Immigration has no “significant” effect on the number of jobs available to U.S.-born workers and helps boost incomes and productivity over time, according to a paper by an economist at the Federal Reserve Bank of San Francisco.
“There is no evidence that immigrants crowd out U.S.-born workers in either the short or long run,” Giovanni Peri, an associate professor at the University of California-Davis and a visiting scholar at the San Francisco Fed, said in the paper released today. “Data show that, on net, immigrants expand the U.S. economy’s productive capacity, stimulate investment, and promote specialization that in the long run boosts productivity.”
Immigrants, who tend to be less educated and lack English-language skills, allow U.S.-born workers with similar levels of education to shift toward more communications-intensive jobs, which generally pay better, Peri said. Also, a growing workforce prompts companies to expand and upgrade equipment, making the economy more productive, he said.
An inflow of immigrants equal to 1 percent of the increase in employment helps boost overall incomes by 0.6 percent to 0.9 percent, according to Peri’s research. That means that immigration pushed wages up by $5,100 on average from 1990 to 2007 after adjusting for inflation, accounting for 20 percent to 25 percent of the gain during those years, he said.
The paper comes as U.S. hiring shows signs of cooling.
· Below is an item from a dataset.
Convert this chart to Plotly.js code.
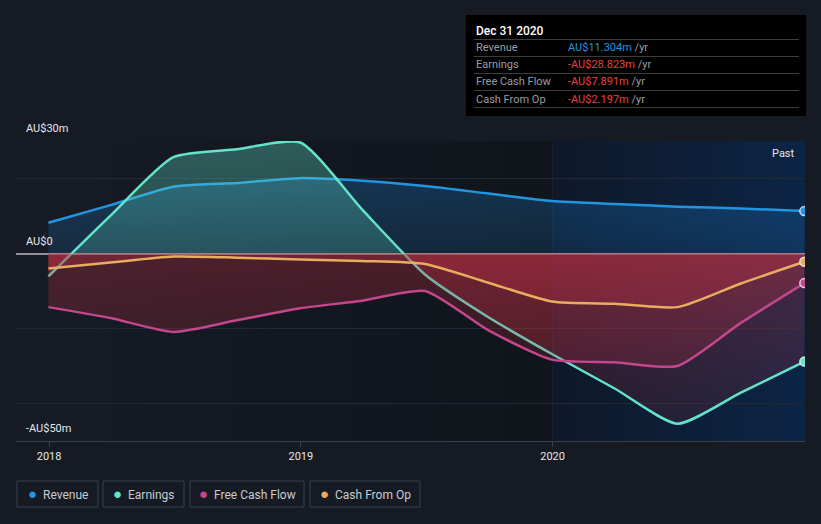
<!DOCTYPE html>
<html>
<head>
<meta charset="utf-8">
<script src="https://cdn.plot.ly/plotly-3.0.1.min.js"></script>
<style>
  html, body { margin: 0; padding: 0; background: #151a23; }
  #chart { width: 821px; height: 524px; }
</style>
</head>
<body>
<div id="chart"></div>
<script>
// ---- data (AU$ millions, trailing twelve months) ----
var dates = ['2017-12-31','2018-03-31','2018-06-30','2018-09-30','2018-12-31','2019-03-31','2019-06-30','2019-09-30','2019-12-31','2020-03-31','2020-06-30','2020-09-30','2020-12-31'];
var seriesNames = ['Revenue', 'Earnings', 'Free Cash Flow', 'Cash From Op'];
var revenue  = [8.2, 12.9, 17.8, 18.8, 20.1, 19.4, 18.0, 16.0, 14.0, 13.2, 12.5, 12.0, 11.304];
var earnings = [-6.1, 10.1, 25.7, 27.8, 29.6, 11.7, -5.6, -17.0, -26.8, -36.0, -45.4, -37.1, -28.823];
var fcf      = [-14.3, -17.2, -20.9, -17.8, -14.6, -12.6, -10.0, -20.5, -28.3, -29.0, -30.0, -18.5, -7.891];
var cfo      = [-4.0, -2.4, -0.8, -1.1, -1.6, -2.0, -2.8, -7.8, -12.8, -13.4, -14.3, -8.0, -2.197];
var tickVals = ['2018-01-01', '2019-01-01', '2020-01-01'];
var tickText = ['2018', '2019', '2020'];
var tooltipDate = 'Dec 31 2020';
var tooltipValues = ['AU$11.304m', '-AU$28.823m', '-AU$7.891m', '-AU$2.197m'];
var yTickLabels = [[30, 'AU$30m'], [0, 'AU$0'], [-50, '-AU$50m']];

var colors = ['#2394df', '#62e3ca', '#c4468c', '#e8ad5f'];
var posFill = [['rgba(33,150,243,0.14)', 'rgba(33,150,243,0.30)'],
               ['rgba(98,227,202,0.22)', 'rgba(98,227,202,0.34)'],
               ['rgba(196,70,140,0.2)', 'rgba(196,70,140,0.3)'],
               ['rgba(232,173,95,0.2)', 'rgba(232,173,95,0.3)']];
var allSeries = [revenue, earnings, fcf, cfo];

var W = 821, H = 524, L = 16, R = 805, T = 141, B = 441;
function px(x) { return (x - L) / (R - L); }
function py(y) { return (B - y) / (B - T); }

var traces = [];
allSeries.forEach(function (s, i) {
  traces.push({
    type: 'scatter', mode: 'lines', x: dates, y: s, name: seriesNames[i],
    line: { color: colors[i], width: 2.5, shape: 'spline', smoothing: 0.6 },
    fill: 'tozeroy',
    fillgradient: {
      type: 'vertical', start: -50, stop: 30,
      colorscale: [[0, 'rgba(195,48,68,0.10)'], [0.6245, 'rgba(195,48,68,0.32)'],
                   [0.6255, posFill[i][0]], [1, posFill[i][1]]]
    },
    hoverinfo: 'skip', showlegend: false
  });
});
allSeries.forEach(function (s, i) {
  traces.push({
    type: 'scatter', mode: 'markers', x: [dates[dates.length - 1]], y: [s[s.length - 1]],
    marker: { color: colors[i], size: 9, line: { color: 'rgba(235,235,245,0.85)', width: 1.5 } },
    hoverinfo: 'skip', showlegend: false
  });
});

function grad(c1, c2) {
  var svg = "<svg xmlns='http://www.w3.org/2000/svg' width='100' height='100' preserveAspectRatio='none'>" +
    "<defs><linearGradient id='g' x1='0' y1='0' x2='1' y2='0'><stop offset='0' stop-color='" + c1 + "'/>" +
    "<stop offset='1' stop-color='" + c2 + "'/></linearGradient></defs>" +
    "<rect width='100' height='100' fill='url(#g)'/></svg>";
  return 'data:image/svg+xml;charset=utf-8,' + encodeURIComponent(svg);
}

var xStart = '2017-11-14', xEnd = '2021-01-01', pastStart = '2020-01-01';
var images = [
  { source: grad('#161b25', '#10141b'), xref: 'x', yref: 'y', x: xStart, y: 30,
    sizex: (new Date(pastStart) - new Date(xStart)), sizey: 80, sizing: 'stretch',
    xanchor: 'left', yanchor: 'top', layer: 'below' },
  { source: grad('#0e1829', '#0c2545'), xref: 'x', yref: 'y', x: pastStart, y: 30,
    sizex: (new Date(xEnd) - new Date(pastStart)), sizey: 80, sizing: 'stretch',
    xanchor: 'left', yanchor: 'top', layer: 'below' }
];

var shapes = [
  { type: 'line', xref: 'paper', yref: 'y', x0: 0, x1: 1, y0: 30, y1: 30, line: { color: '#3a404a', width: 1 }, layer: 'below' },
  { type: 'line', xref: 'x', yref: 'y', x0: pastStart, x1: pastStart, y0: -50, y1: 30, line: { color: '#1b2a42', width: 1 }, layer: 'below' },
  // tooltip box
  { type: 'rect', xref: 'paper', yref: 'paper', x0: px(466), x1: px(806), y0: py(116), y1: py(15), fillcolor: '#000000', line: { width: 0 } }
];
[39.5, 56.5, 73.5, 90.5, 107.5].forEach(function (yy) {
  shapes.push({ type: 'line', xref: 'paper', yref: 'paper', x0: px(474), x1: px(799), y0: py(yy), y1: py(yy), line: { color: '#3c3c3c', width: 1 } });
});

var annotations = [];
yTickLabels.forEach(function (t) {
  annotations.push({ xref: 'paper', yref: 'y', x: px(24), y: t[0], xanchor: 'left', yanchor: 'bottom', yshift: 4,
    text: t[1], showarrow: false, font: { family: 'Roboto', size: 11, color: '#e6e8ec' } });
});
annotations.push({ xref: 'paper', yref: 'y', x: 1, y: 30, xanchor: 'right', yanchor: 'top', xshift: -8, yshift: -4,
  text: 'Past', showarrow: false, font: { family: 'Roboto', size: 11, color: '#e6e8ec' } });
// tooltip text
annotations.push({ xref: 'paper', yref: 'paper', x: px(474), y: py(31), xanchor: 'left', yanchor: 'middle',
  text: tooltipDate, showarrow: false, font: { family: 'Roboto', size: 12, color: '#ffffff', weight: 500 } });
var rowY = [48, 65, 82, 99];
seriesNames.forEach(function (n, i) {
  annotations.push({ xref: 'paper', yref: 'paper', x: px(474), y: py(rowY[i]), xanchor: 'left', yanchor: 'middle',
    text: n, showarrow: false, font: { family: 'Roboto', size: 11, color: '#9a9da3' } });
  annotations.push({ xref: 'paper', yref: 'paper', x: px(566), y: py(rowY[i]), xanchor: 'left', yanchor: 'middle',
    text: '<span style="color:' + (i === 0 ? '#2394df' : '#e8413e') + '">' + tooltipValues[i] + '</span> /yr',
    showarrow: false, font: { family: 'Roboto', size: 11, color: '#9a9da3' } });
});
// legend boxes
var legBoxes = [[17, 98], [103, 184], [190, 304], [310, 420]];
seriesNames.forEach(function (n, i) {
  var x0 = legBoxes[i][0], x1 = legBoxes[i][1];
  shapes.push({ type: 'rect', xref: 'paper', yref: 'paper', x0: px(x0), x1: px(x1), y0: py(507), y1: py(481),
    line: { color: '#3a404a', width: 1 }, fillcolor: 'rgba(0,0,0,0)' });
  annotations.push({ xref: 'paper', yref: 'paper', x: px((x0 + x1) / 2), y: py(494), xanchor: 'center', yanchor: 'middle',
    text: '<span style="color:' + colors[i] + ';font-size:15px">●</span>  ' + n, showarrow: false,
    font: { family: 'Roboto', size: 12, color: '#c9ccd2' } });
});

var layout = {
  width: W, height: H,
  margin: { l: L, r: W - R, t: T, b: H - B, pad: 0 },
  paper_bgcolor: '#151a23', plot_bgcolor: 'rgba(0,0,0,0)',
  showlegend: false,
  xaxis: {
    type: 'date', range: [xStart, xEnd], tickvals: tickVals, ticktext: tickText,
    showgrid: false, zeroline: false, showline: true, linecolor: '#3a404a', linewidth: 1,
    ticks: 'outside', ticklen: 5, tickcolor: '#3a404a',
    tickfont: { family: 'Roboto', size: 11, color: '#e6e8ec' }, fixedrange: true
  },
  yaxis: {
    range: [-50, 30], tickvals: [-40, -20, 0, 20], showticklabels: false,
    showgrid: true, gridcolor: '#232934', gridwidth: 1,
    zeroline: true, zerolinecolor: '#8e9298', zerolinewidth: 2, fixedrange: true
  },
  images: images, shapes: shapes, annotations: annotations,
  hovermode: false
};

Plotly.newPlot('chart', traces, layout, { displayModeBar: false, staticPlot: true });
</script>
</body>
</html>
A Labor Department report on Sept. 3 may show that private payroll rose by 47,000 this month after a 71,000 gain in July, and the unemployment rate rose to 9.6 percent, according to the median forecast of economists surveyed by Bloomberg News.
“The painfully slow recovery in the labor market has restrained growth in labor income, raised uncertainty about job security and prospects, and damped confidence,” Fed Chairman Ben S. Bernanke said at the Kansas City Fed’s annual monetary symposium in Jackson Hole, Wyoming, on Aug. 27.